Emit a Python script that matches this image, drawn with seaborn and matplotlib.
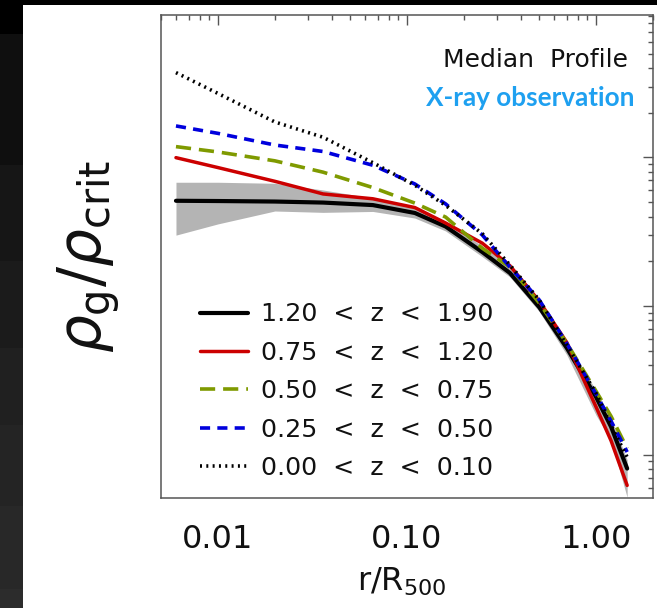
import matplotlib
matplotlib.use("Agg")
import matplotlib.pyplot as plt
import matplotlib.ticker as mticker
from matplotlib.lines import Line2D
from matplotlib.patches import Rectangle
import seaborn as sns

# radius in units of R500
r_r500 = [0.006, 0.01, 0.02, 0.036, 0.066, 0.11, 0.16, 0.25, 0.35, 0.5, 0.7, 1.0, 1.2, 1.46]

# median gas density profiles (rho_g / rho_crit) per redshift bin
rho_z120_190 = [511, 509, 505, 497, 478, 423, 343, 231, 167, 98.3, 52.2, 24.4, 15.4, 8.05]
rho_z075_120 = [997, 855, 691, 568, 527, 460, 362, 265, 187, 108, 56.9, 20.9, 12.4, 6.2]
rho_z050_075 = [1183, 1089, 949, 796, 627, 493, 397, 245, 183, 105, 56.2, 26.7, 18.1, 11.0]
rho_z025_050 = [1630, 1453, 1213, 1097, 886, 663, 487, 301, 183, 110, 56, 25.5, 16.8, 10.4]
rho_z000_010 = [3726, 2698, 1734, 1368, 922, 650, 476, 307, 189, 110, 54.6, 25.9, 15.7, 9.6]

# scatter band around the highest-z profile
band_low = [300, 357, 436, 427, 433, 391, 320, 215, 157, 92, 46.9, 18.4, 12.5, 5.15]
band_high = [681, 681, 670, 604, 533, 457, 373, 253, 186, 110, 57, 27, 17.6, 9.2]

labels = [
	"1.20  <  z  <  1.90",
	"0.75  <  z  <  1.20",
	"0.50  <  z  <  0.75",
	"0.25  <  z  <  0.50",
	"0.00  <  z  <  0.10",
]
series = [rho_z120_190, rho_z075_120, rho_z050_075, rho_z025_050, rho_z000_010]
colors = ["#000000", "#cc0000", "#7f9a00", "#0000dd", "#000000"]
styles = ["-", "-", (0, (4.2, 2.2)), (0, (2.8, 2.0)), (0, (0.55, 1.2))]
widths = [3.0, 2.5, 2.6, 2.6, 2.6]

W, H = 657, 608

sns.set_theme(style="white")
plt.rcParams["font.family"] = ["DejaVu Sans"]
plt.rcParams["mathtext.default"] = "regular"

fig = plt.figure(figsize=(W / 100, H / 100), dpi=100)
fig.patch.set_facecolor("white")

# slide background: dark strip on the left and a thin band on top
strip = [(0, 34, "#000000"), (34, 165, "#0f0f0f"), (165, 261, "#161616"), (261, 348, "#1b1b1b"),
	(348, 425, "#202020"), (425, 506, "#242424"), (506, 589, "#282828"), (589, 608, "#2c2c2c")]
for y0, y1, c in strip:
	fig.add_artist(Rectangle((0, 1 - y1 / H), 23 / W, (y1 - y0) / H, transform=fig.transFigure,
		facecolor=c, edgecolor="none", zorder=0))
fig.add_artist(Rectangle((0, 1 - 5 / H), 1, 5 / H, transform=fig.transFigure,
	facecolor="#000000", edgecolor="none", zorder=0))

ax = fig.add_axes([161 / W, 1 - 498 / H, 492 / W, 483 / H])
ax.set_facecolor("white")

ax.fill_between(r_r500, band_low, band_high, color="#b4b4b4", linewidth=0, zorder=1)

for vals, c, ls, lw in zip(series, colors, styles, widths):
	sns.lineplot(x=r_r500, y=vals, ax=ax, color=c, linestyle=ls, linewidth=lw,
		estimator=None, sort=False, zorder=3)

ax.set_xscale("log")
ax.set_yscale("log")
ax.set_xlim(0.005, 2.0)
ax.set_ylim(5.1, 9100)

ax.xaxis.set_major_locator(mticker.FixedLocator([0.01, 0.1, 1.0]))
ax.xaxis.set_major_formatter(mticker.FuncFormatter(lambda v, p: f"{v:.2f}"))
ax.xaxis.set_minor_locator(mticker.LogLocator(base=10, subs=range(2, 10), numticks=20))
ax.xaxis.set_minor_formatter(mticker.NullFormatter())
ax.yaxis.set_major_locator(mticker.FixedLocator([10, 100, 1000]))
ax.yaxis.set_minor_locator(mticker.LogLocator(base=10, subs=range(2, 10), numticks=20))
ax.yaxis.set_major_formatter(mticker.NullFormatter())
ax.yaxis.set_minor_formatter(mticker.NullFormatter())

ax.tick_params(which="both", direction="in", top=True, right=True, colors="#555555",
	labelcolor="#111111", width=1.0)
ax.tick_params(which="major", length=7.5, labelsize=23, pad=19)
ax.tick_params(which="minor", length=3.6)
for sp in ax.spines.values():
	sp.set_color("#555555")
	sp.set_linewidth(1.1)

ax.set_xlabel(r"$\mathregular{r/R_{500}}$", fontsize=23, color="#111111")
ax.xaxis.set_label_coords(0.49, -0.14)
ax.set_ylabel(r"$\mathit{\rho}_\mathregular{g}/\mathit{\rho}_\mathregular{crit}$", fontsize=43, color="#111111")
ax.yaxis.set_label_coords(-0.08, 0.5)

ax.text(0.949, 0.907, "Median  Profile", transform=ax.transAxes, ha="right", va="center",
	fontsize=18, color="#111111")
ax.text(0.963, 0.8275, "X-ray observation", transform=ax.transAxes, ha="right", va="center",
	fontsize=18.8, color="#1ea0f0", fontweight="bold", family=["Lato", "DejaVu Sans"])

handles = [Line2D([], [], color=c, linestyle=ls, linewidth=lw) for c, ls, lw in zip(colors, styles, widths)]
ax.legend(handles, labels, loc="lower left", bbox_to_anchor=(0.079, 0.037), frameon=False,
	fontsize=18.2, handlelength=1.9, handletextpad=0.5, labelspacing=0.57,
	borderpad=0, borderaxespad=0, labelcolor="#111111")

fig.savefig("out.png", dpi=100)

● ● ●

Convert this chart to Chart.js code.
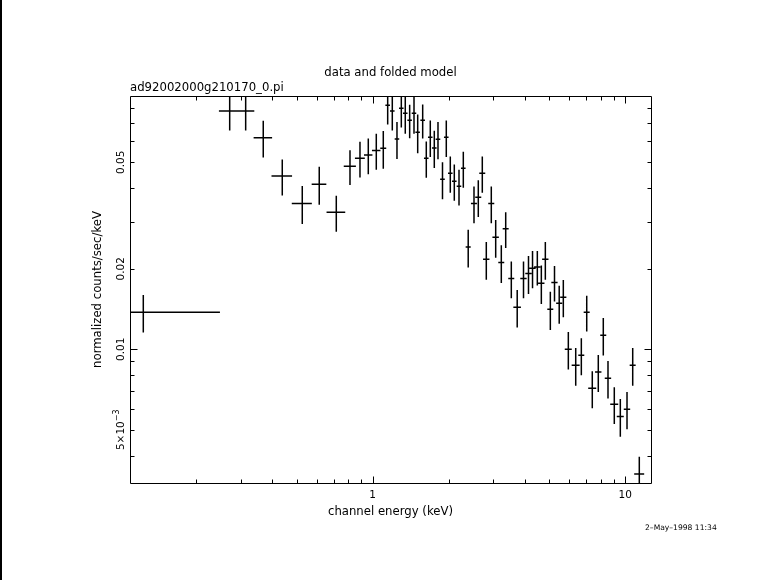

● ● ●

# [WHAT IS EXPECTED]
Copy out each line of the data where the string "seaborn" appears.

# [TASK ANSWER]
Emit a Python script that matches this image, drawn with seaborn and matplotlib.
import seaborn as sns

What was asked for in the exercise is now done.